We need predictions on just how bad OLN's primetime hoopla is going to be. 

Judging by the last Road to the Tour show, my prediction is that it will make American Olympic coverage look good by comparison. Is that even possible?

Suck scale:
|-----|-----|-----|-----|-----|-----|-----|-----|-----|
1----2----3----4----5----6----7----8----9---10
|-----|-----|-----|-----|-----|-----|-----|-----|-----|

My prediction: At least a 9.5.


----------



## Old_school_nik (May 21, 2002)

*If they would just velcro bobke's hands to the desk that would be a start*

then, put the spandex tank top back on Kirsten Gum - and limit the number of stupid metaphors that Al Trautwig is allowed to use to 2 per broadcast...

But at least they will be featuring lotsof coverage, as I have said many time son these boards - it beats the 1980's tour coverage which consisted of the New York Times 1 inch table of top ten stage and GC from 2 DAYS ago!

So I guess I not complaining, even though I am complaining 

-Niko

PS my scale rating on the suck scale is a solid 9 if OLN doesn' inclorporate my suggestions above


----------



## bill105 (Mar 19, 2003)

ingrates. turn the volume down and suck it up. oln increases their total cycling coverage every year and people still complain. how about 24/7 bull rasslin? that make you happy?
i'm with you on the spandex but wouldnt a cotton t shirt and water hose be better?


----------



## mohair_chair (Oct 3, 2002)

If their prime time coverage sucks but no one watches it, does it still suck? I only plan on watching THE RACE, live in the morning. Whatever else they want to do is just trees falling in the forest that don't make a sound.


----------



## cbass (Nov 14, 2001)

*whaaaaaah!*

whine, *****, moan, complain

What (specifically) do you think is going to be so bad about OLN's Tour coverage?

What (specifically) would you do to improve TV coverage of the Tour de France?


----------



## Bocephus Jones (Feb 3, 2004)

mohair_chair said:


> If their prime time coverage sucks but no one watches it, does it still suck? I only plan on watching THE RACE, live in the morning. Whatever else they want to do is just trees falling in the forest that don't make a sound.


Since I have a job and no Tivo I plan on watching the prime time coverage. In fact I almost prefer it. They edit out the boring stuff and focus on the highlights and then provide wrapup afterwards with previews of the next stage.

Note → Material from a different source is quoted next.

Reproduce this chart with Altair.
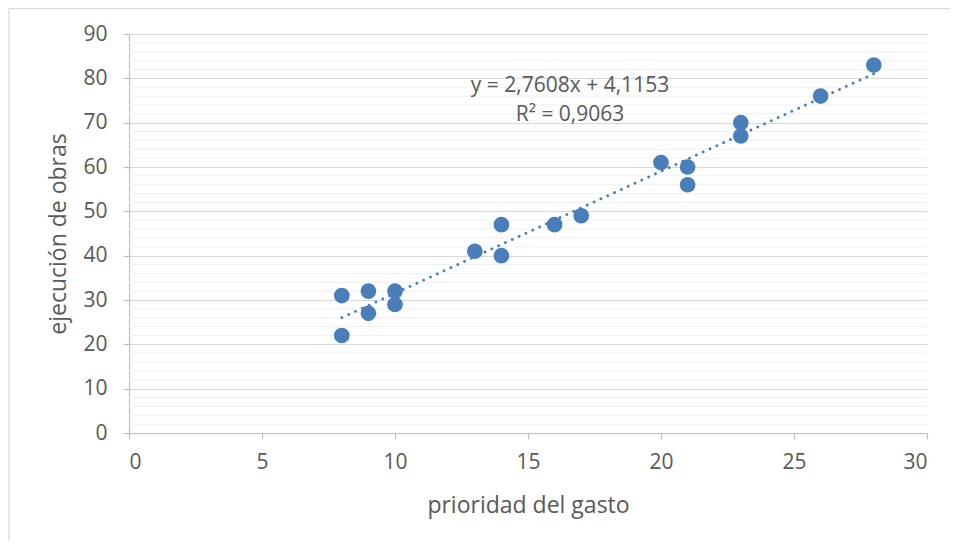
import altair as alt
import pandas as pd

# data
prioridad = [8, 8, 9, 9, 10, 10, 13, 14, 14, 16, 17, 20, 21, 21, 23, 23, 26, 28]
ejecucion = [31, 22, 32, 27, 32, 29, 41, 47, 40, 47, 49, 61, 60, 56, 70, 67, 76, 83]
x_ticks = [0, 5, 10, 15, 20, 25, 30]
y_ticks = [0, 10, 20, 30, 40, 50, 60, 70, 80, 90]
minor_grid = [2, 4, 6, 8, 12, 14, 16, 18, 22, 24, 26, 28, 32, 34, 36, 38, 42, 44, 46, 48,
              52, 54, 56, 58, 62, 64, 66, 68, 72, 74, 76, 78, 82, 84, 86, 88]
eq_lines = ["y = 2,7608x + 4,1153", "R\u00b2 = 0,9063"]

df = pd.DataFrame({"x": prioridad, "y": ejecucion})

FONT = "Open Sans"
TXT = "#595959"
BLUE = "#4a7ebb"

xs = alt.Scale(domain=[0, 30], nice=False, zero=False)
ys = alt.Scale(domain=[0, 90], nice=False, zero=False)

X = alt.X("x:Q", scale=xs, title="prioridad del gasto",
          axis=alt.Axis(values=x_ticks, grid=False, labelPadding=12, titlePadding=22))
Y = alt.Y("y:Q", scale=ys, title="ejecución de obras",
          axis=alt.Axis(values=y_ticks, grid=True, labelPadding=16, titlePadding=12))

border = alt.Chart(pd.DataFrame({"a": [0]})).mark_rect(
    fill="transparent", stroke="#d9d9d9", strokeWidth=1.2, clip=False
).encode(x=alt.value(-120), x2=alt.value(900), y=alt.value(-25.4), y2=alt.value(600))

minor = alt.Chart(pd.DataFrame({"g": minor_grid})).mark_rule(
    color="#f0f0f0", strokeWidth=1
).encode(y=alt.Y("g:Q", scale=ys))

points = alt.Chart(df).mark_circle(size=245, color=BLUE, opacity=1).encode(x=X, y=Y)

trend = alt.Chart(df).transform_regression("x", "y", method="linear").mark_line(
    color=BLUE, strokeWidth=2.8, strokeDash=[0.1, 7.4], strokeCap="round"
).encode(x=alt.X("x:Q", scale=xs), y=alt.Y("y:Q", scale=ys))

eq1 = alt.Chart(pd.DataFrame({"t": [eq_lines[0]]})).mark_text(
    font=FONT, fontSize=21, color=TXT, align="center", baseline="middle"
).encode(text="t:N", x=alt.value(441), y=alt.value(52))
eq2 = alt.Chart(pd.DataFrame({"t": [eq_lines[1]]})).mark_text(
    font=FONT, fontSize=21, color=TXT, align="center", baseline="middle"
).encode(text="t:N", x=alt.value(441), y=alt.value(81))

chart = alt.layer(border, minor, points, trend, eq1, eq2).properties(
    width=798, height=399,
    autosize=alt.AutoSizeParams(type="none"),
    padding={"left": 121, "top": 26, "right": 23, "bottom": 108},
    background="white",
).configure_view(stroke=None).configure_axis(
    labelFont=FONT, labelFontSize=21, labelColor=TXT,
    titleFont=FONT, titleFontSize=23, titleColor=TXT, titleFontWeight="normal",
    domainColor="#bfbfbf", tickColor="#bfbfbf", tickSize=6, gridColor="#d9d9d9",
    domainWidth=1.2, tickWidth=1.2, gridWidth=1.2,
)

chart.save("out.html", embed_options={"renderer": "svg", "actions": False})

I think they do a great job, but am a bit sick of the lack of commercial variety and the Lance worship. I heard they are having a hard time getting their commercial slots filled. You'd think people like Shimano, Giant and the like would be beating down their doors to get spots, but evident;y the big S says it's too expensive and Giant is pissed that Trek is shown too often on OLN.


----------



## mmoose (Apr 2, 2004)

*Oln*

What a great time we are in...we could be getting ESPN's 5 minute coverage spread out to fill a half hour slot. 

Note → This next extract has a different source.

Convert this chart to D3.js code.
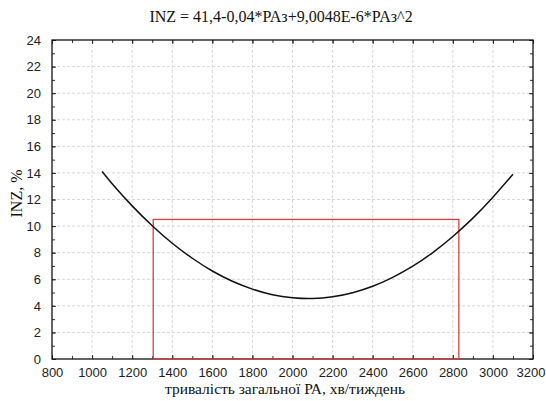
<!DOCTYPE html>
<html>
<head>
<meta charset="utf-8">
<script src="https://cdn.jsdelivr.net/npm/d3@7"></script>
<style>
  html, body { margin: 0; padding: 0; background: #fff; }
  svg { display: block; }
  .tick text { font-family: "Liberation Sans", Arial, sans-serif; font-size: 13px; fill: #222; }
  .serif { font-family: "Liberation Serif", "Times New Roman", serif; fill: #111; }
</style>
</head>
<body>
<div id="chart"></div>
<script>
// fitted curve (x = PA minutes/week, y = INZ %)
const curveX = [1050, 1100, 1200, 1300, 1400, 1500, 1600, 1700, 1800, 1900, 2000,
                2100, 2200, 2300, 2400, 2500, 2600, 2700, 2800, 2900, 3000, 3100]
const curveY = [14.1, 13.19, 11.52, 10.03, 8.71, 7.58, 6.62, 5.85, 5.26, 4.84, 4.61,
                4.55, 4.68, 4.99, 5.47, 6.14, 6.98, 8.01, 9.22, 10.6, 12.17, 13.9]

// red box
const boxX = [1305, 2830]
const boxY = [0, 10.5]

const xTicks = [800, 1000, 1200, 1400, 1600, 1800, 2000, 2200, 2400, 2600, 2800, 3000, 3200]
const yTicks = [0, 2, 4, 6, 8, 10, 12, 14, 16, 18, 20, 22, 24]

const titleText = "INZ = 41,4-0,04*PAз+9,0048E-6*PAз^2"
const xTitle = "тривалість загальної РА, хв/тиждень"
const yTitle = "INZ, %"

const width = 546, height = 401
const margin = { top: 40, right: 13, bottom: 42, left: 52 }
const innerW = width - margin.left - margin.right
const innerH = height - margin.top - margin.bottom

const svg = d3.select("#chart").append("svg")
  .attr("width", width)
  .attr("height", height)
  .attr("viewBox", [0, 0, width, height])

const g = svg.append("g")
  .attr("transform", `translate(${margin.left},${margin.top})`)

const x = d3.scaleLinear().domain([800, 3200]).range([0, innerW])
const y = d3.scaleLinear().domain([0, 24]).range([innerH, 0])

// grid
g.append("g")
  .selectAll("line")
  .data(xTicks.slice(1, -1))
  .join("line")
    .attr("x1", d => x(d)).attr("x2", d => x(d))
    .attr("y1", 0).attr("y2", innerH)
    .attr("stroke", "#d8d8d8").attr("stroke-dasharray", "3,2")

g.append("g")
  .selectAll("line")
  .data(yTicks.slice(1, -1))
  .join("line")
    .attr("y1", d => y(d)).attr("y2", d => y(d))
    .attr("x1", 0).attr("x2", innerW)
    .attr("stroke", "#d8d8d8").attr("stroke-dasharray", "3,2")

// axes with inward ticks
const xMinor = d3.range(800, 3201, 100)
const yMinor = d3.range(0, 25, 1)

function styleAxis(sel) {
  sel.select(".domain").remove()
  sel.selectAll(".tick line").attr("stroke", "#333")
}

g.append("g")
  .attr("transform", `translate(0,${innerH})`)
  .call(d3.axisBottom(x).tickValues(xMinor).tickSize(-3).tickFormat(""))
  .call(styleAxis)
const xAxisG = g.append("g")
  .attr("transform", `translate(0,${innerH})`)
  .call(d3.axisBottom(x).tickValues(xTicks).tickSize(-4).tickPadding(9).tickFormat(d3.format("d")))
  .call(styleAxis)
xAxisG.selectAll("text").attr("dy", "0.71em")
// last label sits at the window edge; keep it inside
xAxisG.selectAll(".tick text")
  .filter(d => d === 3200)
  .attr("text-anchor", "end")
  .attr("x", width - 1 - margin.left - x(3200))

g.append("g")
  .call(d3.axisTop(x).tickValues(xMinor).tickSize(-3).tickFormat(""))
  .call(styleAxis)
g.append("g")
  .call(d3.axisTop(x).tickValues(xTicks).tickSize(-4).tickFormat(""))
  .call(styleAxis)

g.append("g")
  .call(d3.axisLeft(y).tickValues(yMinor).tickSize(-3).tickFormat(""))
  .call(styleAxis)
g.append("g")
  .call(d3.axisLeft(y).tickValues(yTicks).tickSize(-4).tickPadding(11).tickFormat(d3.format("d")))
  .call(styleAxis)

g.append("g")
  .attr("transform", `translate(${innerW},0)`)
  .call(d3.axisRight(y).tickValues(yMinor).tickSize(-3).tickFormat(""))
  .call(styleAxis)
g.append("g")
  .attr("transform", `translate(${innerW},0)`)
  .call(d3.axisRight(y).tickValues(yTicks).tickSize(-4).tickFormat(""))
  .call(styleAxis)

// frame
g.append("rect")
  .attr("width", innerW).attr("height", innerH)
  .attr("fill", "none").attr("stroke", "#111").attr("stroke-width", 1.3)

// red box
g.append("rect")
  .attr("x", x(boxX[0]))
  .attr("y", y(boxY[1]))
  .attr("width", x(boxX[1]) - x(boxX[0]))
  .attr("height", y(boxY[0]) - y(boxY[1]))
  .attr("fill", "none")
  .attr("stroke", "#d94040")
  .attr("stroke-width", 1.3)

// curve
const line = d3.line()
  .x((d, i) => x(curveX[i]))
  .y(d => y(d))
  .curve(d3.curveNatural)

g.append("path")
  .datum(curveY)
  .attr("d", line)
  .attr("fill", "none")
  .attr("stroke", "#111")
  .attr("stroke-width", 1.5)

// texts
svg.append("text")
  .attr("class", "serif")
  .attr("x", 281).attr("y", 22)
  .attr("text-anchor", "middle")
  .attr("font-size", 16)
  .text(titleText)

svg.append("text")
  .attr("class", "serif")
  .attr("x", 285).attr("y", 394)
  .attr("text-anchor", "middle")
  .attr("font-size", 15.5)
  .text(xTitle)

svg.append("text")
  .attr("class", "serif")
  .attr("transform", `translate(22,${margin.top + innerH / 2 - 6}) rotate(-90)`)
  .attr("text-anchor", "middle")
  .attr("font-size", 16)
  .text(yTitle)
</script>
</body>
</html>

As long as they don't have the Duffer, I will watch. Phil and Paul are OK...Phil may miss something occasionally (mis ID a rider or call Lemond's 90 final TT the "ride of his life" to bring back Chiapucci...after his 8 second miracle over Fignon ?!?!? sorry can't forgive that...) But, they speak to the average person and average rider well. The wife can follow them. We who ride and race and follow racing and daily read cyclingnews and 5 other online new sites and have the subscriptions to Cycle Sport and print out the rider list at start time so we can identify riders faster than Phil...well, we can be content knowing better. 

As for live vs. recorded...it depends on who you are. I can't help but follow the stage live on the web. Also some stages lose too much on the nightly edited version for me...the 2001 l'Alpe stage over (with 'the look') is an example that lost too much between the live and edited version.

But, if anyone has a major problem, go to the OLN forums and spout there...there will be more of a chance of improvement then...


----------



## izibo (Jul 2, 2004)

I agree completely... I hate Al and while Bob Roll has his moments, he irks me just the same...

But hell, I think the morning coverage with Phil and Paul is the best out there.


----------



## atpjunkie (Mar 23, 2002)

*just shows ya*

whose cup is half empty and whose is half full. Let's see
OLN's Lancecentric Tour coverage with Phil, Paul, Bobke and MS Gum
live in the A.M., replayed 2-3x a day in various forms

or


abc/espn Lancecentric 20 minute weekend update where they fill most of the 20 minutes with human interest.


or

most importantly,' living in a Van Down by the River!', or a cardboard box searching trashcans for food
or sub-saharan Africa where you are so hungry and tired you can't brush the fly off your eyeball.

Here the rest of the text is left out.